_EXERCISE_
Skip all pictures. Write out the data below from its first line through the line that contains "import plotly.graph_objects as go".

_MATERIAL_
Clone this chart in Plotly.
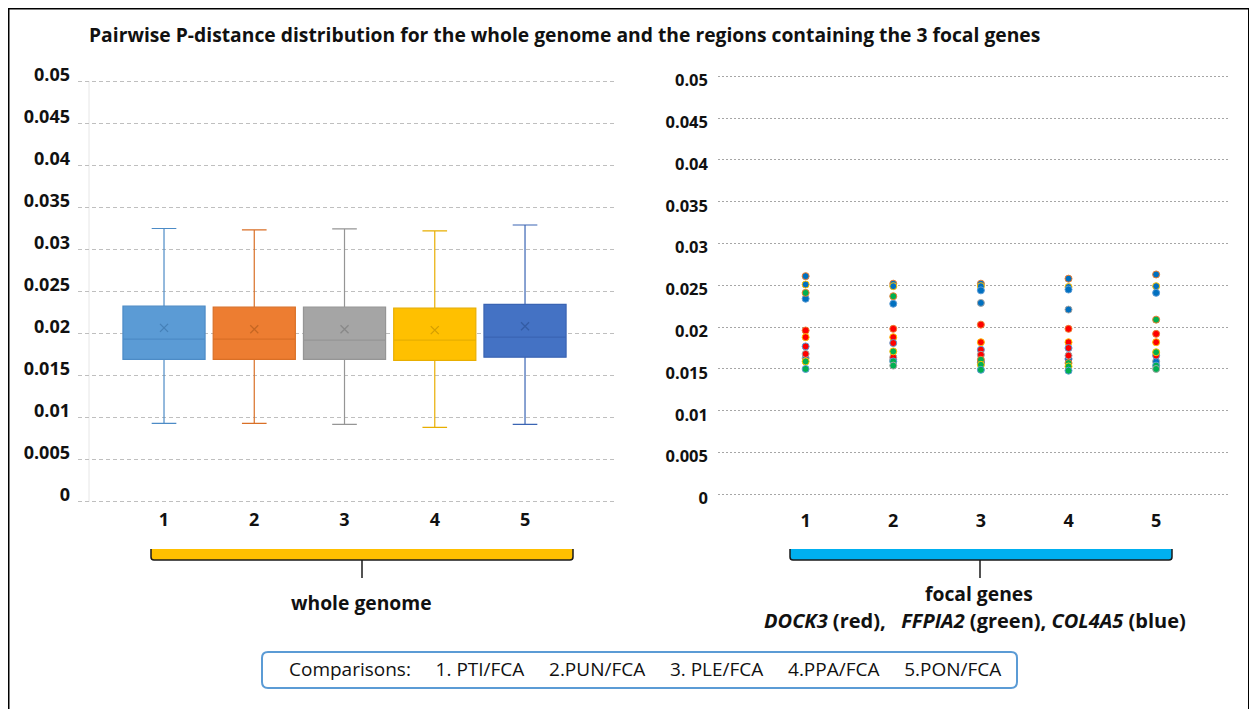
import plotly.graph_objects as go

# ---------------- data ----------------
categories = [1, 2, 3, 4, 5]
tick_labels = ["1", "2", "3", "4", "5"]
y_ticks = [0, 0.005, 0.01, 0.015, 0.02, 0.025, 0.03, 0.035, 0.04, 0.045, 0.05]
y_tick_labels = ["0", "0.005", "0.01", "0.015", "0.02", "0.025", "0.03", "0.035", "0.04", "0.045", "0.05"]

# whole genome box statistics
wg_low = [0.00933, 0.00933, 0.00922, 0.00886, 0.00922]
wg_q1 = [0.01694, 0.01694, 0.01694, 0.01682, 0.01721]
wg_median = [0.01935, 0.01935, 0.01923, 0.01923, 0.01958]
wg_q3 = [0.02327, 0.02315, 0.02315, 0.02303, 0.02347]
wg_high = [0.0325, 0.03233, 0.03245, 0.03221, 0.03292]
wg_mean = [0.02069, 0.02053, 0.02053, 0.02042, 0.02089]

# focal genes p-distances per comparison
dock3 = [[0.0196, 0.0188, 0.0177, 0.0168],
         [0.0198, 0.0188, 0.0181, 0.0164],
         [0.0203, 0.0182, 0.0173, 0.0167],
         [0.0198, 0.0182, 0.0175, 0.0166],
         [0.0192, 0.0182, 0.0166]]
ffpia2 = [[0.0241, 0.0159, 0.0150],
          [0.0237, 0.0171, 0.0159, 0.0154],
          [0.0161, 0.0155, 0.0149],
          [0.0157, 0.0153, 0.0148],
          [0.0209, 0.0170, 0.0154, 0.0150]]
col4a5 = [[0.0261, 0.0251, 0.0234, 0.0163],
          [0.0252, 0.0249, 0.0228, 0.0161],
          [0.0252, 0.0249, 0.0244, 0.0229, 0.0158],
          [0.0258, 0.0248, 0.0245, 0.0221, 0.0162],
          [0.0263, 0.0249, 0.0241, 0.0159]]

# ---------------- style ----------------
OFF = 8                      # page body margin
W, H = 1257 - OFF, 709 - OFF
FONT = "Open Sans"
box_fill = ["#5B9BD5", "#ED7D31", "#A5A5A5", "#FFC000", "#4472C4"]
box_line = ["#4C8BC6", "#D96F26", "#959595", "#E8AE00", "#3A64B3"]
mean_col = ["#3F78AE", "#B9601F", "#7F7F7F", "#C79400", "#2F559B"]
outline_cycle = ["#ED7D31", "#FFC000", "#5B9BD5", "#A5A5A5", "#4472C4"]


def px(x):
    return (x - OFF) / W


def py(y):
    return 1 - (y - OFF) / H


fig = go.Figure()

# box plots
for i, c in enumerate(categories):
    fig.add_trace(go.Box(
        x=[c], q1=[wg_q1[i]], median=[wg_median[i]], q3=[wg_q3[i]],
        lowerfence=[wg_low[i]], upperfence=[wg_high[i]],
        fillcolor=box_fill[i], line=dict(color=box_line[i], width=1.2),
        width=0.91, whiskerwidth=0.3, boxpoints=False,
        xaxis="x", yaxis="y", showlegend=False, hoverinfo="skip"))
fig.add_trace(go.Scatter(
    x=categories, y=wg_mean, mode="markers",
    marker=dict(symbol="x-thin", size=8, line=dict(width=1.3, color=mean_col)),
    opacity=0.75, xaxis="x", yaxis="y", showlegend=False, hoverinfo="skip"))

# focal gene dots
for vals, col in [(col4a5, "#0070C0"), (dock3, "#FF0000"), (ffpia2, "#00B050")]:
    xs, ys, oc = [], [], []
    for c, lst in zip(categories, vals):
        for j, v in enumerate(lst):
            xs.append(c)
            ys.append(v)
            oc.append(outline_cycle[j % len(outline_cycle)])
    fig.add_trace(go.Scatter(
        x=xs, y=ys, mode="markers",
        marker=dict(size=7, color=col, line=dict(width=1, color=oc)),
        xaxis="x2", yaxis="y2", showlegend=False, hoverinfo="skip"))

tickfont_yl = dict(family=FONT, size=18, color="#111111", weight="bold")
tickfont_yr = dict(family=FONT, size=16.5, color="#111111", weight="bold")
tickfont_x = dict(family=FONT, size=18, color="#111111", weight="bold")
E = 0.0003
# left plot: gridlines 0.05 at y=81.3px, 0 at 501.9px ; right: 76.3px / 494.4px
lk = (501.9 - 81.3) / 0.05
rk = (494.4 - 76.3) / 0.05

fig.update_layout(
    width=W, height=H, autosize=False,
    margin=dict(l=0, r=0, t=0, b=0, autoexpand=False),
    paper_bgcolor="white", plot_bgcolor="white",
    font=dict(family=FONT),
    xaxis=dict(domain=[px(78), px(615)], range=[0.047, 5.997], anchor="y",
               tickvals=categories, ticktext=tick_labels, showgrid=False,
               zeroline=False, showline=False, ticks="", tickfont=tickfont_x,
               ticklabelstandoff=int(round(6 - E * lk))),
    yaxis=dict(domain=[py(501.9 + E * lk), py(81.3 - E * lk)], range=[-E, 0.05 + E], anchor="x",
               tickvals=y_ticks, ticktext=y_tick_labels, showgrid=True,
               gridcolor="#BFBFBF", griddash="4px,3px", gridwidth=1.3,
               zeroline=False, showline=False, ticks="", tickfont=tickfont_yl,
               ticklabelstandoff=7, ticklabelshift=-7),
    xaxis2=dict(domain=[px(718), px(1228)], range=[0, 5.82], anchor="y2",
                tickvals=categories, ticktext=tick_labels, showgrid=False,
                zeroline=False, showline=False, ticks="", tickfont=tickfont_x,
                ticklabelstandoff=int(round(14 - E * rk))),
    yaxis2=dict(domain=[py(494.4 + E * rk), py(76.3 - E * rk)], range=[-E, 0.05 + E], anchor="x2",
                tickvals=y_ticks, ticktext=y_tick_labels, showgrid=True,
                gridcolor="#A6A6A6", griddash="2px,2px", gridwidth=1.3,
                zeroline=False, showline=False, ticks="", tickfont=tickfont_yr,
                ticklabelstandoff=9, ticklabelshift=4),
)

shapes = []
# outer frame
shapes.append(dict(type="rect", xref="paper", yref="paper",
                   x0=px(8.5), y0=py(730), x1=px(1249), y1=py(8.5),
                   line=dict(color="black", width=2), fillcolor="rgba(0,0,0,0)", layer="below"))
# faint vertical axis line of the left chart
shapes.append(dict(type="line", xref="paper", yref="paper",
                   x0=px(89), x1=px(89), y0=py(502), y1=py(81),
                   line=dict(color="#E6E6E6", width=1), layer="below"))


def bracket(x0, x1, xm, color):
    yt, yb, ytick = 549, 560, 578
    out = []
    out.append(dict(type="rect", xref="paper", yref="paper",
                    x0=px(x0), x1=px(x1), y0=py(yb), y1=py(yt),
                    fillcolor=color, line=dict(width=0)))
    path = (f"M {px(x0)},{py(yt)} L {px(x0)},{py(yb-3)} Q {px(x0)},{py(yb)} {px(x0+3)},{py(yb)} "
            f"L {px(x1-3)},{py(yb)} Q {px(x1)},{py(yb)} {px(x1)},{py(yb-3)} L {px(x1)},{py(yt)}")
    out.append(dict(type="path", xref="paper", yref="paper", path=path,
                    line=dict(color="#1a1a1a", width=1.5)))
    out.append(dict(type="line", xref="paper", yref="paper",
                    x0=px(xm), x1=px(xm), y0=py(yb), y1=py(ytick),
                    line=dict(color="#1a1a1a", width=1.5)))
    return out


shapes += bracket(151, 573, 362, "#FFC000")
shapes += bracket(790, 1172, 980, "#00B0F0")

# comparison legend box (rounded)
lx0, lx1, ly0, ly1, r = 262, 1017, 652, 688, 6
lpath = (f"M {px(lx0+r)},{py(ly0)} L {px(lx1-r)},{py(ly0)} Q {px(lx1)},{py(ly0)} {px(lx1)},{py(ly0+r)} "
         f"L {px(lx1)},{py(ly1-r)} Q {px(lx1)},{py(ly1)} {px(lx1-r)},{py(ly1)} "
         f"L {px(lx0+r)},{py(ly1)} Q {px(lx0)},{py(ly1)} {px(lx0)},{py(ly1-r)} "
         f"L {px(lx0)},{py(ly0+r)} Q {px(lx0)},{py(ly0)} {px(lx0+r)},{py(ly0)} Z")
shapes.append(dict(type="path", xref="paper", yref="paper", path=lpath,
                   line=dict(color="#5B9BD5", width=2)))
fig.update_layout(shapes=shapes)

nb = "\u00a0"
sep = nb * 5
annotations = [
    dict(text="Pairwise P-distance distribution for the whole genome and the regions containing the 3 focal genes",
         x=px(87), y=py(35), xanchor="left", yanchor="middle",
         font=dict(family=FONT, size=19.3, color="#111111", weight="bold")),
    dict(text="whole genome", x=px(362), y=py(602), xanchor="center", yanchor="middle",
         font=dict(family=FONT, size=19.3, color="#111111", weight="bold")),
    dict(text="focal genes", x=px(979), y=py(593), xanchor="center", yanchor="middle",
         font=dict(family=FONT, size=19.3, color="#111111", weight="bold")),
    dict(text=f"<i>DOCK3</i> (red),{nb}{nb}{nb}<i>FFPIA2</i> (green),{nb}<i>COL4A5</i> (blue)",
         x=px(975), y=py(620), xanchor="center", yanchor="middle",
         font=dict(family=FONT, size=20, color="#111111", weight="bold")),
    dict(text=f"Comparisons:{nb * 5}1. PTI/FCA{sep}2.PUN/FCA{sep}3. PLE/FCA{sep}4.PPA/FCA{sep}5.PON/FCA",
         x=px(645), y=py(669), xanchor="center", yanchor="middle",
         font=dict(family=FONT, size=19, color="#111111")),
]
for a in annotations:
    a.update(xref="paper", yref="paper", showarrow=False)
fig.update_layout(annotations=annotations)

fig.write_html("out.html")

_SOLUTION FOR THIS TASK_
Clone this chart in Plotly.
import plotly.graph_objects as go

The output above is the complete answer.